Task prompt:
Identify each line holding the string "this" and copy it.

Entries shown:
╭──

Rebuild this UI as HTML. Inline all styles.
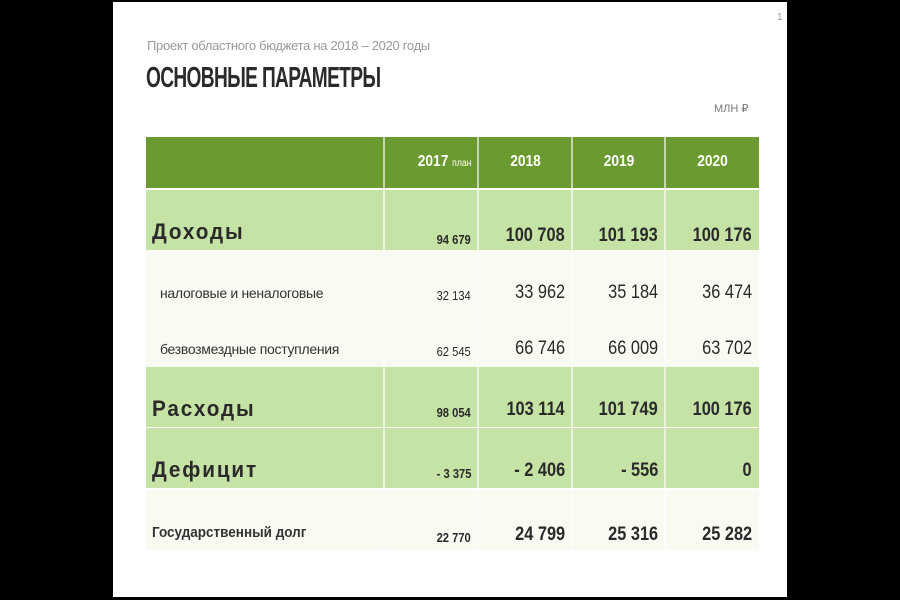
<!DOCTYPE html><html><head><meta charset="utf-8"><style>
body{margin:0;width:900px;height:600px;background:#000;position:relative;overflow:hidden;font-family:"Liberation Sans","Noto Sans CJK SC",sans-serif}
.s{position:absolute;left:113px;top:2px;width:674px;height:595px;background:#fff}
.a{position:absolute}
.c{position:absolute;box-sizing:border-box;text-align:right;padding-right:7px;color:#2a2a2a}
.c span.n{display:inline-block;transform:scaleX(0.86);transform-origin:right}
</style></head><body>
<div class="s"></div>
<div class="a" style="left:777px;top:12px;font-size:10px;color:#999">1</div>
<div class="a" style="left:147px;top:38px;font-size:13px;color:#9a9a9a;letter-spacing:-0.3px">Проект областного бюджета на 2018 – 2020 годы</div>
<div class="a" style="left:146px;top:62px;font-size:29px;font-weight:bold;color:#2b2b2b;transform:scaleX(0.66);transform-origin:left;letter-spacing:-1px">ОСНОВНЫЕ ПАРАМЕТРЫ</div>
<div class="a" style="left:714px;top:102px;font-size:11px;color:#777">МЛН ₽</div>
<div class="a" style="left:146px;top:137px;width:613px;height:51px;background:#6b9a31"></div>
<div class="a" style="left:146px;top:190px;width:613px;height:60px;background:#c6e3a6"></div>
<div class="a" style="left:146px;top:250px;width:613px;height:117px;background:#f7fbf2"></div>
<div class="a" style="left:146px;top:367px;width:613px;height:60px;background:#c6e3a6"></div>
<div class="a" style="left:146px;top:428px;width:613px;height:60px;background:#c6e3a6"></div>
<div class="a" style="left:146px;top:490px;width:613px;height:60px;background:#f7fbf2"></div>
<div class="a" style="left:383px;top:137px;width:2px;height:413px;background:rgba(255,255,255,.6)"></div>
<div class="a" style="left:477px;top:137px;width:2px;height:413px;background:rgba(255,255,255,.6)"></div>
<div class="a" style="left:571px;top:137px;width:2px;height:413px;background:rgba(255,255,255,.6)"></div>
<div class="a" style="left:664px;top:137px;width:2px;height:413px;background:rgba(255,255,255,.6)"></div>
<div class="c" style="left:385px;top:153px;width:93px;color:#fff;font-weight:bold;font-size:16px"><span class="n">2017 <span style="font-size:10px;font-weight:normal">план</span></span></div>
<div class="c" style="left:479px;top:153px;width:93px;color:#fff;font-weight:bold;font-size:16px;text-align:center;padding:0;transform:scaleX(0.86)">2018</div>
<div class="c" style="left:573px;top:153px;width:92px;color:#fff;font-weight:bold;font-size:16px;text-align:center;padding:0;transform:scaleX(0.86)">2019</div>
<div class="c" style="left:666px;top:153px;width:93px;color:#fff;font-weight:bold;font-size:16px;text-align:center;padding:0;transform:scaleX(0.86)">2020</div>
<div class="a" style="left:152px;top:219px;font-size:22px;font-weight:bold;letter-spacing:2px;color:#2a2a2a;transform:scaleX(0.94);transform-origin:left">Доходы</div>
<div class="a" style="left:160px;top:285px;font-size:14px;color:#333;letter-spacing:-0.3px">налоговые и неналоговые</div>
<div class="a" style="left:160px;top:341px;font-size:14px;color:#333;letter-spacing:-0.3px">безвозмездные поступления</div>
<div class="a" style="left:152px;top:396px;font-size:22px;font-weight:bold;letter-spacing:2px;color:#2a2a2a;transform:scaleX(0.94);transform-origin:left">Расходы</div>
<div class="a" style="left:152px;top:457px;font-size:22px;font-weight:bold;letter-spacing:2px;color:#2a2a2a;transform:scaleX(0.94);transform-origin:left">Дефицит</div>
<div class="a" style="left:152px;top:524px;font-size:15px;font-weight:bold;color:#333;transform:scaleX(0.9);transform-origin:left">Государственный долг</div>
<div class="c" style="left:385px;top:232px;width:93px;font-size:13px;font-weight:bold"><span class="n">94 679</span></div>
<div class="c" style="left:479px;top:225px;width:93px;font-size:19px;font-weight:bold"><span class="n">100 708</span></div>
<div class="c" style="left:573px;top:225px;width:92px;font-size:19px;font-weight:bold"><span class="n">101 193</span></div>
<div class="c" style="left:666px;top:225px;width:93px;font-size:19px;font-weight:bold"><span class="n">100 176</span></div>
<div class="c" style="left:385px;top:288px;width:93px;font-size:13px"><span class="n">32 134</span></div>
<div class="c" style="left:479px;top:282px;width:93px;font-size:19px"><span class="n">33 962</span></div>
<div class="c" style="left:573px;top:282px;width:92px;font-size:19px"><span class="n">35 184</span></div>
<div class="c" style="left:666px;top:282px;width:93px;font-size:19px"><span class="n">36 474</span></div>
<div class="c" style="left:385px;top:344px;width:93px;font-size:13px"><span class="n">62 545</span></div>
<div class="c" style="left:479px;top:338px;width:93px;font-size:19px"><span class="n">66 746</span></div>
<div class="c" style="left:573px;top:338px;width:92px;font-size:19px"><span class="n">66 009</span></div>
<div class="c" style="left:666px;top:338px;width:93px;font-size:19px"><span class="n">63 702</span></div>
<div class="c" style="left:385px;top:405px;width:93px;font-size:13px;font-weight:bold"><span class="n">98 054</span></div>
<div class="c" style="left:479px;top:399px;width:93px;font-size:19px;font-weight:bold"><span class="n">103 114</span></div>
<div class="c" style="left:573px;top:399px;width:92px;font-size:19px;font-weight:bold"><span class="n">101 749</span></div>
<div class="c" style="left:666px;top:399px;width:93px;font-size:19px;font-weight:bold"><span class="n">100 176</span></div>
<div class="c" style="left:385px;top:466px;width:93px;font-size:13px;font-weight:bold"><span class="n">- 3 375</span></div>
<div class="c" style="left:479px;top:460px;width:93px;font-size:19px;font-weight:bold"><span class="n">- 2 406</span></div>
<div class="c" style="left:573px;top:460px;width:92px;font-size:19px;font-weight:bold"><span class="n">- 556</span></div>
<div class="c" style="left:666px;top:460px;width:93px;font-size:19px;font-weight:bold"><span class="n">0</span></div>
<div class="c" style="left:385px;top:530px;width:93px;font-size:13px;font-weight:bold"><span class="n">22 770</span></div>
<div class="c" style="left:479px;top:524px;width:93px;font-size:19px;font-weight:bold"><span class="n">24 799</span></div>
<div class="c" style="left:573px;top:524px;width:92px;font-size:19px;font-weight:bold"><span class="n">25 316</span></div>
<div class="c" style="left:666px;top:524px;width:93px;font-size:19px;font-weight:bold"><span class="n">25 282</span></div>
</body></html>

╰──
╭──

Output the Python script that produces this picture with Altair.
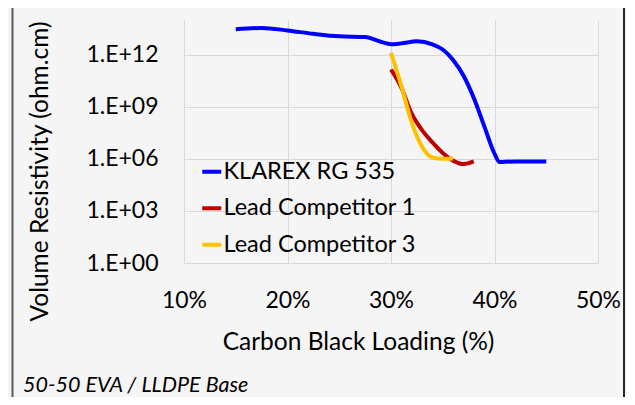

╰──

Task result:
Rebuild this UI as HTML. Inline all styles.
Output the Python script that produces this picture with Altair.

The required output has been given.